= Task prompt =
Reproduce every entry that follows word for word, but omit the images.

(Charts and diagrams as code)
====
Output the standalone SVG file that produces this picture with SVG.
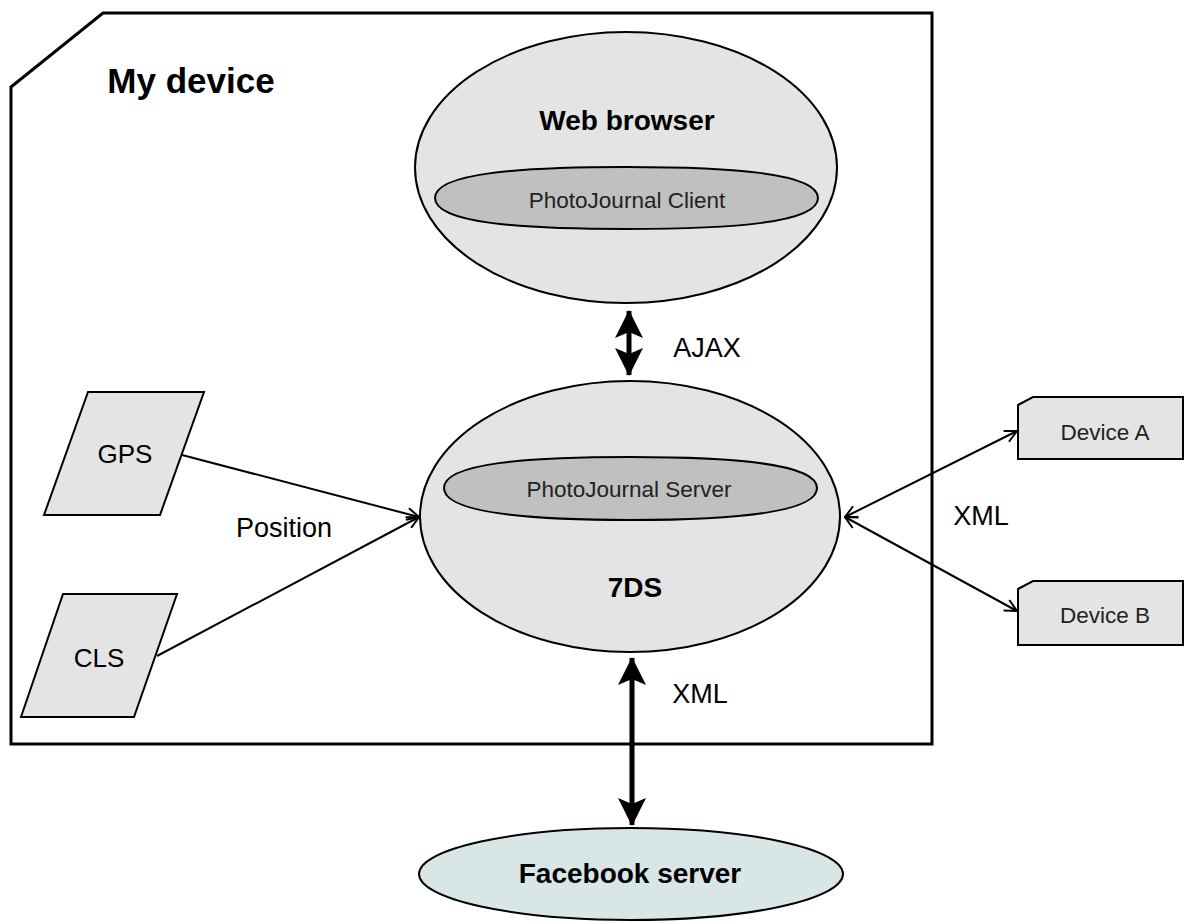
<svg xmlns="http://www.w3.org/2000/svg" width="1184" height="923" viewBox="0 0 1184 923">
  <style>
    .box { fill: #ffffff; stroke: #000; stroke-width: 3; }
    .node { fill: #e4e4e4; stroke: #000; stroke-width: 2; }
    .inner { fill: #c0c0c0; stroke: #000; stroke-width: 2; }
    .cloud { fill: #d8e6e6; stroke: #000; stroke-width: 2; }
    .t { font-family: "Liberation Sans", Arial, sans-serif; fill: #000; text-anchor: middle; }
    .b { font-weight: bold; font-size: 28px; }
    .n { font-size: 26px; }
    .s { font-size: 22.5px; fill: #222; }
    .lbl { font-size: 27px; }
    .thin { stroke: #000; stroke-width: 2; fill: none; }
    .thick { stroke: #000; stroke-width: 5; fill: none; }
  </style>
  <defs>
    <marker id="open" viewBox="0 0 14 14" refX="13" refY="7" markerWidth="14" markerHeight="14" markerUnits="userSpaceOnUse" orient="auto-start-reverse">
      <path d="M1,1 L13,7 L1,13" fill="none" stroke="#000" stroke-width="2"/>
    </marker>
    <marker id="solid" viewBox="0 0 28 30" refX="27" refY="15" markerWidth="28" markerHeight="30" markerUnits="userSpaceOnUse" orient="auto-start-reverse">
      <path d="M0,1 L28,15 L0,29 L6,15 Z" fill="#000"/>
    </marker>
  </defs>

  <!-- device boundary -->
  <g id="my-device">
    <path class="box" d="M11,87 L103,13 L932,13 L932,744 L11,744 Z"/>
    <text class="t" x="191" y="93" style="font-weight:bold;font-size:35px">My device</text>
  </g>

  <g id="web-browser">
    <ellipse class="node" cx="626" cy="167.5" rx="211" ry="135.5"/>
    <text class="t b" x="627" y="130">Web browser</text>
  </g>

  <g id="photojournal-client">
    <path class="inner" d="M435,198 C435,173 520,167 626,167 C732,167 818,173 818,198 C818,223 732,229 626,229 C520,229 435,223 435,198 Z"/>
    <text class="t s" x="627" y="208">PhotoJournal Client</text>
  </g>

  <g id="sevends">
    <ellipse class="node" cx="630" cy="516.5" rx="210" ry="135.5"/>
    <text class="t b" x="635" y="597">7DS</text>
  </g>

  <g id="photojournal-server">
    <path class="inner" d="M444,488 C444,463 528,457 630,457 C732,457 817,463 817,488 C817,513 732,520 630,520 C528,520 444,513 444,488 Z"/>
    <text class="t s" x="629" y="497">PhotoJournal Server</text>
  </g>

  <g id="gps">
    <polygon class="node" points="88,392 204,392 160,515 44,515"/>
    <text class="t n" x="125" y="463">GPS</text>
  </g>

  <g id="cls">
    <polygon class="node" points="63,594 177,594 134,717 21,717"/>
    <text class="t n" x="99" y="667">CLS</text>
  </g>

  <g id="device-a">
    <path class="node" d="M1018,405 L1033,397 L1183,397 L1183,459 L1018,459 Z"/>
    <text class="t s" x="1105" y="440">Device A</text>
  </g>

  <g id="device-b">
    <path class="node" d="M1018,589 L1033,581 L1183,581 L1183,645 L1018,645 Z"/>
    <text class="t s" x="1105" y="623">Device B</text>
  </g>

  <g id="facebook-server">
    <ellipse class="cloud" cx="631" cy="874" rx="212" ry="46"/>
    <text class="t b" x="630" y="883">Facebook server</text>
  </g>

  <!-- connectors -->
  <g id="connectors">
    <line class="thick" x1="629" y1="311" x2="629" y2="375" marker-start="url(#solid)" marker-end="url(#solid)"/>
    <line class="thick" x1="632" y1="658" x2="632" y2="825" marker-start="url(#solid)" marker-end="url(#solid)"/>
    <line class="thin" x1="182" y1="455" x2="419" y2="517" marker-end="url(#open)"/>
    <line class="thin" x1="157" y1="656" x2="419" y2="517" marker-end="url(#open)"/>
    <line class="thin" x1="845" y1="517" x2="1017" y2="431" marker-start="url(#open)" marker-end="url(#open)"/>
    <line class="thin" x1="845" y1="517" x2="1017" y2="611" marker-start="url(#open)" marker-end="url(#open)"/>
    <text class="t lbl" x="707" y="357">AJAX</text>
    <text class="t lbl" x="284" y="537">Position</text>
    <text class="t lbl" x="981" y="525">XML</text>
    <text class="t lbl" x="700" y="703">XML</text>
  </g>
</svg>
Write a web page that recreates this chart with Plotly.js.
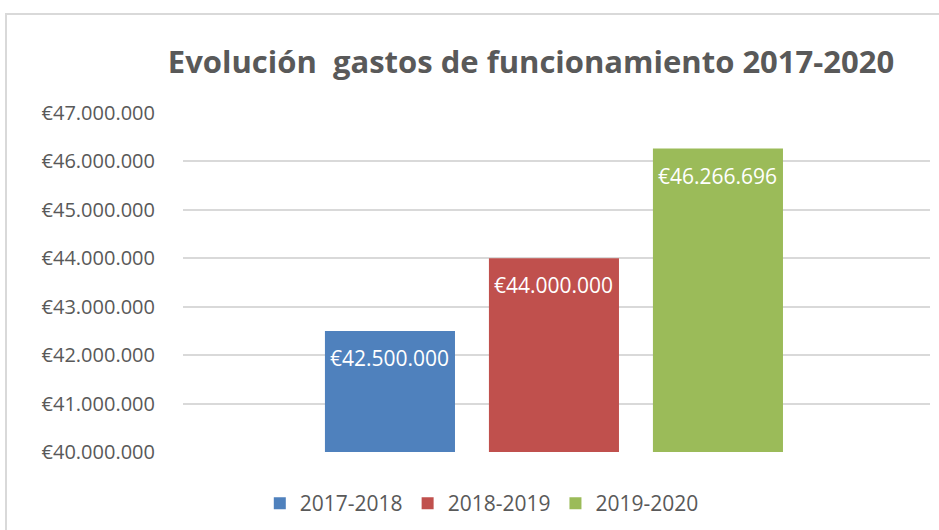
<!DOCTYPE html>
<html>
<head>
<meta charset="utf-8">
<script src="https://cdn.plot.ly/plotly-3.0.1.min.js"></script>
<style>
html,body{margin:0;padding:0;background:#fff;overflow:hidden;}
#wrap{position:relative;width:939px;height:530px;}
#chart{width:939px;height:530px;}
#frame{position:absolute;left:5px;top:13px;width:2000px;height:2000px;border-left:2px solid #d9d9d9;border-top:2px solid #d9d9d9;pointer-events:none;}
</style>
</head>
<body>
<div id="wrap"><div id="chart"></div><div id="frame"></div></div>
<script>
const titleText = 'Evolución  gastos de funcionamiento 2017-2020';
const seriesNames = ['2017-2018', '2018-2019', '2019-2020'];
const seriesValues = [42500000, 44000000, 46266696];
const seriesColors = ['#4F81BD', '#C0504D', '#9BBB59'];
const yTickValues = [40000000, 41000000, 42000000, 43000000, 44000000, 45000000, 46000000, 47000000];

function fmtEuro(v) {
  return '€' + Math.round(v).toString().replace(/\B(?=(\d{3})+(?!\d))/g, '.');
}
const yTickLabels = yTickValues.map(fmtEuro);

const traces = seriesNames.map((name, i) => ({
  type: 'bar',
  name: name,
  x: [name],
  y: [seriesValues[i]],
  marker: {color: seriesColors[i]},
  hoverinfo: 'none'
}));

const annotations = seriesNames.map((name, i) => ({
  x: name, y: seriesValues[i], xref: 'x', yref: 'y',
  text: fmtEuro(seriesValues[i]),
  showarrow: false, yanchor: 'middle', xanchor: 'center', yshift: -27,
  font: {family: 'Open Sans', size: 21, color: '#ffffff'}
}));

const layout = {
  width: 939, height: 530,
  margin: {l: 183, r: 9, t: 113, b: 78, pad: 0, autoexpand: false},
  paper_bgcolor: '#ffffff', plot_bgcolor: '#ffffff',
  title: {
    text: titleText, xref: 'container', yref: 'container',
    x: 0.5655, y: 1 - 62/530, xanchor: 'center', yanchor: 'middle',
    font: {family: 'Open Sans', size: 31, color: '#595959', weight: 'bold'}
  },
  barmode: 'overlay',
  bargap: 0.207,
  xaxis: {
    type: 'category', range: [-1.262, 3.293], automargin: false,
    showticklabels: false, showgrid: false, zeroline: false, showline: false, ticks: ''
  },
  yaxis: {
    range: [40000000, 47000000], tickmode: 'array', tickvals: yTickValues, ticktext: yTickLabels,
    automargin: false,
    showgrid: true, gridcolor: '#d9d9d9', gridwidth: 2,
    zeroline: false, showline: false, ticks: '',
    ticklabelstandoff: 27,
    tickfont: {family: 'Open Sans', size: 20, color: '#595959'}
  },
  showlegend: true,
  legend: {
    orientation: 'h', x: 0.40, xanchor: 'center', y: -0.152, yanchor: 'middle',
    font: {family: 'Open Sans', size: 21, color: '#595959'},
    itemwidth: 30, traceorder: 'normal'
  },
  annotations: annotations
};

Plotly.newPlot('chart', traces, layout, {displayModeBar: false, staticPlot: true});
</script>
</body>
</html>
====
= Completed exercise =
Output the standalone SVG file that produces this picture with SVG.
<svg xmlns="http://www.w3.org/2000/svg" width="1184" height="923" viewBox="0 0 1184 923">
  <style>
    .box { fill: #ffffff; stroke: #000; stroke-width: 3; }
    .node { fill: #e4e4e4; stroke: #000; stroke-width: 2; }
    .inner { fill: #c0c0c0; stroke: #000; stroke-width: 2; }
    .cloud { fill: #d8e6e6; stroke: #000; stroke-width: 2; }
    .t { font-family: "Liberation Sans", Arial, sans-serif; fill: #000; text-anchor: middle; }
    .b { font-weight: bold; font-size: 28px; }
    .n { font-size: 26px; }
    .s { font-size: 22.5px; fill: #222; }
    .lbl { font-size: 27px; }
    .thin { stroke: #000; stroke-width: 2; fill: none; }
    .thick { stroke: #000; stroke-width: 5; fill: none; }
  </style>
  <defs>
    <marker id="open" viewBox="0 0 14 14" refX="13" refY="7" markerWidth="14" markerHeight="14" markerUnits="userSpaceOnUse" orient="auto-start-reverse">
      <path d="M1,1 L13,7 L1,13" fill="none" stroke="#000" stroke-width="2"/>
    </marker>
    <marker id="solid" viewBox="0 0 28 30" refX="27" refY="15" markerWidth="28" markerHeight="30" markerUnits="userSpaceOnUse" orient="auto-start-reverse">
      <path d="M0,1 L28,15 L0,29 L6,15 Z" fill="#000"/>
    </marker>
  </defs>

  <!-- device boundary -->
  <g id="my-device">
    <path class="box" d="M11,87 L103,13 L932,13 L932,744 L11,744 Z"/>
    <text class="t" x="191" y="93" style="font-weight:bold;font-size:35px">My device</text>
  </g>

  <g id="web-browser">
    <ellipse class="node" cx="626" cy="167.5" rx="211" ry="135.5"/>
    <text class="t b" x="627" y="130">Web browser</text>
  </g>

  <g id="photojournal-client">
    <path class="inner" d="M435,198 C435,173 520,167 626,167 C732,167 818,173 818,198 C818,223 732,229 626,229 C520,229 435,223 435,198 Z"/>
    <text class="t s" x="627" y="208">PhotoJournal Client</text>
  </g>

  <g id="sevends">
    <ellipse class="node" cx="630" cy="516.5" rx="210" ry="135.5"/>
    <text class="t b" x="635" y="597">7DS</text>
  </g>

  <g id="photojournal-server">
    <path class="inner" d="M444,488 C444,463 528,457 630,457 C732,457 817,463 817,488 C817,513 732,520 630,520 C528,520 444,513 444,488 Z"/>
    <text class="t s" x="629" y="497">PhotoJournal Server</text>
  </g>

  <g id="gps">
    <polygon class="node" points="88,392 204,392 160,515 44,515"/>
    <text class="t n" x="125" y="463">GPS</text>
  </g>

  <g id="cls">
    <polygon class="node" points="63,594 177,594 134,717 21,717"/>
    <text class="t n" x="99" y="667">CLS</text>
  </g>

  <g id="device-a">
    <path class="node" d="M1018,405 L1033,397 L1183,397 L1183,459 L1018,459 Z"/>
    <text class="t s" x="1105" y="440">Device A</text>
  </g>

  <g id="device-b">
    <path class="node" d="M1018,589 L1033,581 L1183,581 L1183,645 L1018,645 Z"/>
    <text class="t s" x="1105" y="623">Device B</text>
  </g>

  <g id="facebook-server">
    <ellipse class="cloud" cx="631" cy="874" rx="212" ry="46"/>
    <text class="t b" x="630" y="883">Facebook server</text>
  </g>

  <!-- connectors -->
  <g id="connectors">
    <line class="thick" x1="629" y1="311" x2="629" y2="375" marker-start="url(#solid)" marker-end="url(#solid)"/>
    <line class="thick" x1="632" y1="658" x2="632" y2="825" marker-start="url(#solid)" marker-end="url(#solid)"/>
    <line class="thin" x1="182" y1="455" x2="419" y2="517" marker-end="url(#open)"/>
    <line class="thin" x1="157" y1="656" x2="419" y2="517" marker-end="url(#open)"/>
    <line class="thin" x1="845" y1="517" x2="1017" y2="431" marker-start="url(#open)" marker-end="url(#open)"/>
    <line class="thin" x1="845" y1="517" x2="1017" y2="611" marker-start="url(#open)" marker-end="url(#open)"/>
    <text class="t lbl" x="707" y="357">AJAX</text>
    <text class="t lbl" x="284" y="537">Position</text>
    <text class="t lbl" x="981" y="525">XML</text>
    <text class="t lbl" x="700" y="703">XML</text>
  </g>
</svg>
Write a web page that recreates this chart with Plotly.js.
<!DOCTYPE html>
<html>
<head>
<meta charset="utf-8">
<script src="https://cdn.plot.ly/plotly-3.0.1.min.js"></script>
<style>
html,body{margin:0;padding:0;background:#fff;overflow:hidden;}
#wrap{position:relative;width:939px;height:530px;}
#chart{width:939px;height:530px;}
#frame{position:absolute;left:5px;top:13px;width:2000px;height:2000px;border-left:2px solid #d9d9d9;border-top:2px solid #d9d9d9;pointer-events:none;}
</style>
</head>
<body>
<div id="wrap"><div id="chart"></div><div id="frame"></div></div>
<script>
const titleText = 'Evolución  gastos de funcionamiento 2017-2020';
const seriesNames = ['2017-2018', '2018-2019', '2019-2020'];
const seriesValues = [42500000, 44000000, 46266696];
const seriesColors = ['#4F81BD', '#C0504D', '#9BBB59'];
const yTickValues = [40000000, 41000000, 42000000, 43000000, 44000000, 45000000, 46000000, 47000000];

function fmtEuro(v) {
  return '€' + Math.round(v).toString().replace(/\B(?=(\d{3})+(?!\d))/g, '.');
}
const yTickLabels = yTickValues.map(fmtEuro);

const traces = seriesNames.map((name, i) => ({
  type: 'bar',
  name: name,
  x: [name],
  y: [seriesValues[i]],
  marker: {color: seriesColors[i]},
  hoverinfo: 'none'
}));

const annotations = seriesNames.map((name, i) => ({
  x: name, y: seriesValues[i], xref: 'x', yref: 'y',
  text: fmtEuro(seriesValues[i]),
  showarrow: false, yanchor: 'middle', xanchor: 'center', yshift: -27,
  font: {family: 'Open Sans', size: 21, color: '#ffffff'}
}));

const layout = {
  width: 939, height: 530,
  margin: {l: 183, r: 9, t: 113, b: 78, pad: 0, autoexpand: false},
  paper_bgcolor: '#ffffff', plot_bgcolor: '#ffffff',
  title: {
    text: titleText, xref: 'container', yref: 'container',
    x: 0.5655, y: 1 - 62/530, xanchor: 'center', yanchor: 'middle',
    font: {family: 'Open Sans', size: 31, color: '#595959', weight: 'bold'}
  },
  barmode: 'overlay',
  bargap: 0.207,
  xaxis: {
    type: 'category', range: [-1.262, 3.293], automargin: false,
    showticklabels: false, showgrid: false, zeroline: false, showline: false, ticks: ''
  },
  yaxis: {
    range: [40000000, 47000000], tickmode: 'array', tickvals: yTickValues, ticktext: yTickLabels,
    automargin: false,
    showgrid: true, gridcolor: '#d9d9d9', gridwidth: 2,
    zeroline: false, showline: false, ticks: '',
    ticklabelstandoff: 27,
    tickfont: {family: 'Open Sans', size: 20, color: '#595959'}
  },
  showlegend: true,
  legend: {
    orientation: 'h', x: 0.40, xanchor: 'center', y: -0.152, yanchor: 'middle',
    font: {family: 'Open Sans', size: 21, color: '#595959'},
    itemwidth: 30, traceorder: 'normal'
  },
  annotations: annotations
};

Plotly.newPlot('chart', traces, layout, {displayModeBar: false, staticPlot: true});
</script>
</body>
</html>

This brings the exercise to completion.